- **Short task**:
Give every entry again, unchanged, and leave its images out.

- **Material for this exercise**:
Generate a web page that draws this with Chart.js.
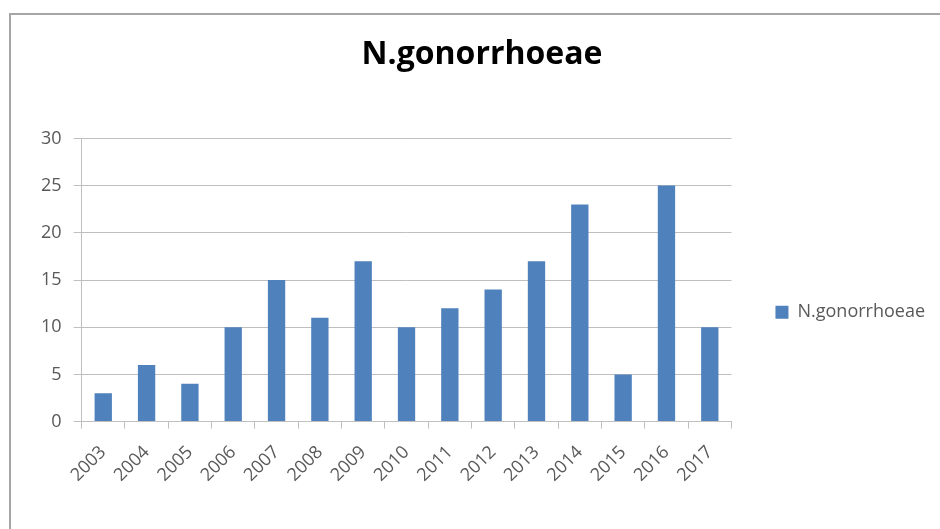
<!DOCTYPE html>
<html>
<head>
<meta charset="utf-8">
<title>N.gonorrhoeae</title>
<script src="https://cdn.jsdelivr.net/npm/chart.js@4/dist/chart.umd.min.js"></script>
<style>
    html, body { margin: 0; padding: 0; background: #fff; overflow: hidden; }
    #wrap { position: relative; width: 940px; height: 529px; }
    #frame { position: absolute; left: 9px; top: 13px; width: 1000px; height: 600px; border: 2px solid #a6a6a6; box-sizing: border-box; }
    canvas { position: absolute; left: 0; top: 0; }
</style>
</head>
<body>
<div id="wrap">
    <div id="frame"></div>
    <canvas id="chart" width="940" height="529"></canvas>
</div>
<script>
// data
const years = ['2003', '2004', '2005', '2006', '2007', '2008', '2009', '2010',
               '2011', '2012', '2013', '2014', '2015', '2016', '2017'];
const cases = [3, 6, 4, 10, 15, 11, 17, 10, 12, 14, 17, 23, 5, 25, 10];
const yTicks = [0, 5, 10, 15, 20, 25, 30];

const seriesName = 'N.gonorrhoeae';
const barColor = '#4f81bd';
const textGray = '#595959';
const lineGray = '#bfbfbf';

Chart.defaults.font.family = '"Open Sans", sans-serif';
Chart.defaults.animation = false;

new Chart(document.getElementById('chart').getContext('2d'), {
    type: 'bar',
    data: {
        labels: years,
        datasets: [{
            label: seriesName,
            data: cases,
            backgroundColor: barColor,
            borderWidth: 0,
            barPercentage: 0.5,
            categoryPercentage: 0.8
        }]
    },
    options: {
        responsive: false,
        layout: { padding: { left: 29, right: 5, top: 14, bottom: 30 } },
        plugins: {
            title: {
                display: true,
                text: seriesName,
                color: '#000',
                font: { size: 32, weight: 'bold' },
                padding: { top: 22, bottom: 64 }
            },
            legend: {
                position: 'right',
                align: 'center',
                // blank title only pushes the entry down to mid height
                title: { display: true, text: ' ', padding: { top: 0, bottom: 90 }, font: { size: 18 } },
                labels: {
                    color: textGray,
                    font: { size: 18 },
                    boxWidth: 13,
                    boxHeight: 13,
                    padding: 44
                }
            },
            tooltip: { enabled: false }
        },
        scales: {
            x: {
                grid: { drawOnChartArea: false, color: lineGray, tickLength: 7 },
                border: { color: lineGray },
                ticks: { color: textGray, font: { size: 18 }, minRotation: 45, maxRotation: 45, padding: 13 }
            },
            y: {
                min: 0,
                max: 30,
                afterBuildTicks: axis => { axis.ticks = yTicks.map(v => ({ value: v })); },
                grid: { color: lineGray, tickLength: 8 },
                border: { color: lineGray },
                ticks: { color: textGray, font: { size: 18 }, padding: 12 }
            }
        }
    }
});
</script>
</body>
</html>
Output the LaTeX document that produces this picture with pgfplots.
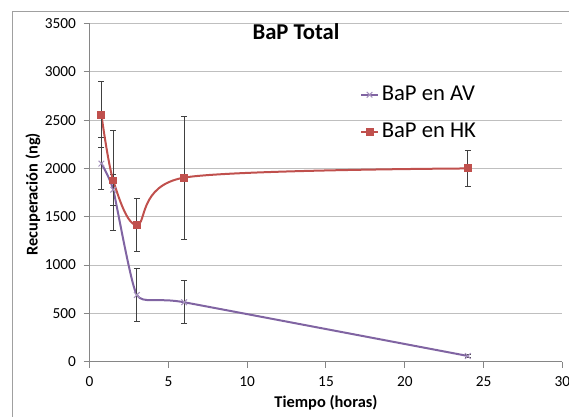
\documentclass[border=0pt]{standalone}
\usepackage{pgfplots}
\pgfplotsset{compat=1.18}
\usepackage{fontspec}
\setmainfont{Carlito}

\definecolor{avcol}{HTML}{8064A2}
\definecolor{hkcol}{HTML}{C0504D}
\definecolor{gridcol}{HTML}{BFBFBF}
\definecolor{axiscol}{HTML}{868686}
\definecolor{framecol}{HTML}{A0A0A0}
\definecolor{errcol}{HTML}{404040}

\newcommand{\legfont}{\fontsize{17}{20}\selectfont}

\begin{document}
\begin{tikzpicture}
\useasboundingbox (0,0) rectangle (426.75pt,312.75pt);
% chart area frame
\draw[framecol, line width=0.75pt] (9.5pt,0) -- (9.5pt,304.25pt) -- (430pt,304.25pt);

\begin{axis}[
  at={(67.2pt,41.5pt)}, anchor=south west,
  scale only axis,
  width=354.6pt, height=253.6pt,
  xmin=0, xmax=30, ymin=0, ymax=3500,
  xtick={0,5,...,30}, ytick={0,500,...,3500},
  axis x line*=bottom, axis y line*=left,
  axis line style={draw=axiscol, line width=0.75pt, -},
  tick align=outside, major tick length=4.5pt,
  tick style={draw=axiscol, line width=0.75pt},
  ymajorgrids, grid style={draw=gridcol, line width=0.75pt},
  /pgf/number format/assume math mode=true,
  /pgf/number format/1000 sep={},
  tick label style={font=\fontsize{11.5}{13}\selectfont, text=black},
  xticklabel style={yshift=-3.2pt},
  yticklabel style={xshift=-2.2pt},
  xlabel={\textbf{Tiempo (horas)}},
  ylabel={\textbf{Recuperación (ng)}},
  label style={font=\fontsize{12.3}{14}\selectfont},
  xlabel style={at={(axis description cs:0.5,-0.122)}, anchor=center},
  ylabel style={at={(axis description cs:-0.12,0.495)}, anchor=center},
  legend style={at={(axis description cs:0.5714,0.8158)}, anchor=north west,
    draw=none, fill=none, inner sep=0pt, row sep=14.75pt, column sep=2pt,
    font=\legfont,
    nodes={inner sep=0pt, text height=10.5pt, text depth=2.5pt, font=\legfont}},
  legend cell align=left,
  legend image code/.code={
    \draw[mark repeat=2, mark phase=2] plot coordinates {(0cm,0cm) (0.225cm,0cm) (0.45cm,0cm)};},
  clip=false,
]
% BaP en AV
\addplot[avcol, line width=1.5pt, smooth, tension=0.3, mark=x, mark size=3pt,
  mark options={line width=0.75pt, draw=avcol!70},
  error bars/.cd, y dir=both, y explicit,
  error bar style={errcol, line width=0.75pt},
  error mark options={rotate=90, mark size=2.25pt, errcol, line width=0.75pt}]
  coordinates {
    (0.75,2050) +- (0,270)
    (1.5,1780)  +- (0,160)
    (3,690)     +- (0,277)
    (6,615)     +- (0,225)
    (24,59)     +- (0,18)
  };
\addlegendentry{BaP en AV}
% BaP en HK
\addplot[hkcol, line width=1.5pt, smooth, mark=square*, mark size=2.6pt,
  mark options={line width=0pt},
  error bars/.cd, y dir=both, y explicit,
  error bar style={errcol, line width=0.75pt},
  error mark options={rotate=90, mark size=2.25pt, errcol, line width=0.75pt}]
  coordinates {
    (0.75,2555) +- (0,340)
    (1.5,1875)  +- (0,515)
    (3,1415)    +- (0,270)
    (6,1905)    +- (0,636)
    (24,2000)   +- (0,185)
  };
\addlegendentry{BaP en HK}
\end{axis}

\node[font=\bfseries\fontsize{17}{20}\selectfont] at (222pt,288.75pt) {BaP Total};
\end{tikzpicture}
\end{document}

- **The result**:
Generate a web page that draws this with Chart.js.
<!DOCTYPE html>
<html>
<head>
<meta charset="utf-8">
<title>N.gonorrhoeae</title>
<script src="https://cdn.jsdelivr.net/npm/chart.js@4/dist/chart.umd.min.js"></script>
<style>
    html, body { margin: 0; padding: 0; background: #fff; overflow: hidden; }
    #wrap { position: relative; width: 940px; height: 529px; }
    #frame { position: absolute; left: 9px; top: 13px; width: 1000px; height: 600px; border: 2px solid #a6a6a6; box-sizing: border-box; }
    canvas { position: absolute; left: 0; top: 0; }
</style>
</head>
<body>
<div id="wrap">
    <div id="frame"></div>
    <canvas id="chart" width="940" height="529"></canvas>
</div>
<script>
// data
const years = ['2003', '2004', '2005', '2006', '2007', '2008', '2009', '2010',
               '2011', '2012', '2013', '2014', '2015', '2016', '2017'];
const cases = [3, 6, 4, 10, 15, 11, 17, 10, 12, 14, 17, 23, 5, 25, 10];
const yTicks = [0, 5, 10, 15, 20, 25, 30];

const seriesName = 'N.gonorrhoeae';
const barColor = '#4f81bd';
const textGray = '#595959';
const lineGray = '#bfbfbf';

Chart.defaults.font.family = '"Open Sans", sans-serif';
Chart.defaults.animation = false;

new Chart(document.getElementById('chart').getContext('2d'), {
    type: 'bar',
    data: {
        labels: years,
        datasets: [{
            label: seriesName,
            data: cases,
            backgroundColor: barColor,
            borderWidth: 0,
            barPercentage: 0.5,
            categoryPercentage: 0.8
        }]
    },
    options: {
        responsive: false,
        layout: { padding: { left: 29, right: 5, top: 14, bottom: 30 } },
        plugins: {
            title: {
                display: true,
                text: seriesName,
                color: '#000',
                font: { size: 32, weight: 'bold' },
                padding: { top: 22, bottom: 64 }
            },
            legend: {
                position: 'right',
                align: 'center',
                // blank title only pushes the entry down to mid height
                title: { display: true, text: ' ', padding: { top: 0, bottom: 90 }, font: { size: 18 } },
                labels: {
                    color: textGray,
                    font: { size: 18 },
                    boxWidth: 13,
                    boxHeight: 13,
                    padding: 44
                }
            },
            tooltip: { enabled: false }
        },
        scales: {
            x: {
                grid: { drawOnChartArea: false, color: lineGray, tickLength: 7 },
                border: { color: lineGray },
                ticks: { color: textGray, font: { size: 18 }, minRotation: 45, maxRotation: 45, padding: 13 }
            },
            y: {
                min: 0,
                max: 30,
                afterBuildTicks: axis => { axis.ticks = yTicks.map(v => ({ value: v })); },
                grid: { color: lineGray, tickLength: 8 },
                border: { color: lineGray },
                ticks: { color: textGray, font: { size: 18 }, padding: 12 }
            }
        }
    }
});
</script>
</body>
</html>
Output the LaTeX document that produces this picture with pgfplots.
\documentclass[border=0pt]{standalone}
\usepackage{pgfplots}
\pgfplotsset{compat=1.18}
\usepackage{fontspec}
\setmainfont{Carlito}

\definecolor{avcol}{HTML}{8064A2}
\definecolor{hkcol}{HTML}{C0504D}
\definecolor{gridcol}{HTML}{BFBFBF}
\definecolor{axiscol}{HTML}{868686}
\definecolor{framecol}{HTML}{A0A0A0}
\definecolor{errcol}{HTML}{404040}

\newcommand{\legfont}{\fontsize{17}{20}\selectfont}

\begin{document}
\begin{tikzpicture}
\useasboundingbox (0,0) rectangle (426.75pt,312.75pt);
% chart area frame
\draw[framecol, line width=0.75pt] (9.5pt,0) -- (9.5pt,304.25pt) -- (430pt,304.25pt);

\begin{axis}[
  at={(67.2pt,41.5pt)}, anchor=south west,
  scale only axis,
  width=354.6pt, height=253.6pt,
  xmin=0, xmax=30, ymin=0, ymax=3500,
  xtick={0,5,...,30}, ytick={0,500,...,3500},
  axis x line*=bottom, axis y line*=left,
  axis line style={draw=axiscol, line width=0.75pt, -},
  tick align=outside, major tick length=4.5pt,
  tick style={draw=axiscol, line width=0.75pt},
  ymajorgrids, grid style={draw=gridcol, line width=0.75pt},
  /pgf/number format/assume math mode=true,
  /pgf/number format/1000 sep={},
  tick label style={font=\fontsize{11.5}{13}\selectfont, text=black},
  xticklabel style={yshift=-3.2pt},
  yticklabel style={xshift=-2.2pt},
  xlabel={\textbf{Tiempo (horas)}},
  ylabel={\textbf{Recuperación (ng)}},
  label style={font=\fontsize{12.3}{14}\selectfont},
  xlabel style={at={(axis description cs:0.5,-0.122)}, anchor=center},
  ylabel style={at={(axis description cs:-0.12,0.495)}, anchor=center},
  legend style={at={(axis description cs:0.5714,0.8158)}, anchor=north west,
    draw=none, fill=none, inner sep=0pt, row sep=14.75pt, column sep=2pt,
    font=\legfont,
    nodes={inner sep=0pt, text height=10.5pt, text depth=2.5pt, font=\legfont}},
  legend cell align=left,
  legend image code/.code={
    \draw[mark repeat=2, mark phase=2] plot coordinates {(0cm,0cm) (0.225cm,0cm) (0.45cm,0cm)};},
  clip=false,
]
% BaP en AV
\addplot[avcol, line width=1.5pt, smooth, tension=0.3, mark=x, mark size=3pt,
  mark options={line width=0.75pt, draw=avcol!70},
  error bars/.cd, y dir=both, y explicit,
  error bar style={errcol, line width=0.75pt},
  error mark options={rotate=90, mark size=2.25pt, errcol, line width=0.75pt}]
  coordinates {
    (0.75,2050) +- (0,270)
    (1.5,1780)  +- (0,160)
    (3,690)     +- (0,277)
    (6,615)     +- (0,225)
    (24,59)     +- (0,18)
  };
\addlegendentry{BaP en AV}
% BaP en HK
\addplot[hkcol, line width=1.5pt, smooth, mark=square*, mark size=2.6pt,
  mark options={line width=0pt},
  error bars/.cd, y dir=both, y explicit,
  error bar style={errcol, line width=0.75pt},
  error mark options={rotate=90, mark size=2.25pt, errcol, line width=0.75pt}]
  coordinates {
    (0.75,2555) +- (0,340)
    (1.5,1875)  +- (0,515)
    (3,1415)    +- (0,270)
    (6,1905)    +- (0,636)
    (24,2000)   +- (0,185)
  };
\addlegendentry{BaP en HK}
\end{axis}

\node[font=\bfseries\fontsize{17}{20}\selectfont] at (222pt,288.75pt) {BaP Total};
\end{tikzpicture}
\end{document}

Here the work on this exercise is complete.